Shortly after the birth of our daughter my mother was utterly amazed that I cut the cord. When she (and most women of her generation) gave birth, men were not even permitted in the delivery room. Fathers-to-be paced the halls outside the waiting room until it was time to dole out cigars.

More and more women are sacrificing their social lives during their 20s and early 30s to continue their education and/or professional experience in lieu of settling down for a life like their mothers'. Today's ambitious women seem to be faced with a choice between the promise of a happy connected family or a powerful rewarding career. Positions of prestige once exclusive to young men who identify themselves and their worth by accomplishment and acquisition alone, are now within a woman’s reach as well...and the diving lines between the sexes are fading faster than a photo of Marty McFly before the Enchantment Under The Sea Dance.

Age-old gender roles, first popularized by our ancestral hunter-gatherers, are evolving.  It is the Indian Summer of a modern era in which women not only bring unique skill-sets to the table but often higher EQs as well. With an aptitude for complex problem solving and technical ability equal to that of a man's; woman are collectively extending their reach for the golden rungs. The result? An increasing number of women today (40%) are earning larger salaries than their male counterparts and are more commonly finding their way into executive leadership roles.

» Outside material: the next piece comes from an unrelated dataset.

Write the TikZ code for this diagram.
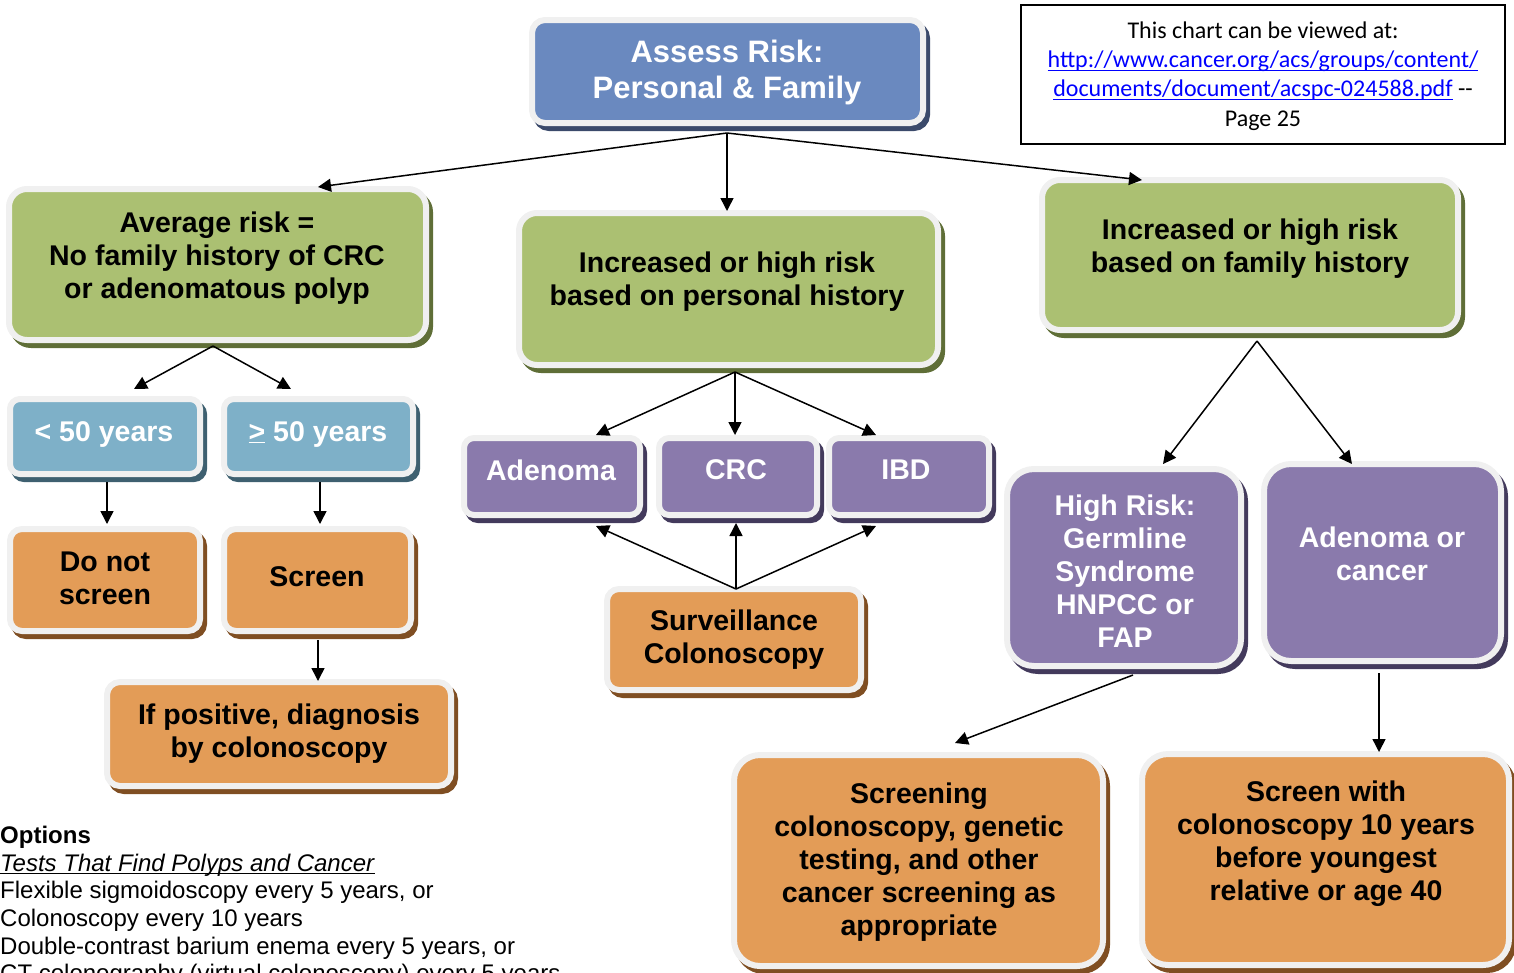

Anne Marie Slaughter is a professor of Politics and International Affairs at Princeton University and formerly the Dean of the Woodrow Wilson School. She also served as Director of Policy & Planning for the State Department. I had never heard of her until coming across a piece she wrote in The Atlantic entitled: “Why Women Still Can’t Have it All”. The July/August issue of Princeton Alumni Weekly Magazine (AKA: PAW) featured her follow-up perspective which discusses the responses she received from fellow Princetonians entitled: ”You Can’t Have it All” Although the subject matter is regarding working women, a lot of it translates directly to stay-at-home dads whose life-altering decisions to be with their children is (contrary to what I’ve been reading) similarly dismissed both socially and professionally as  a sign of weakness and lack of ambition.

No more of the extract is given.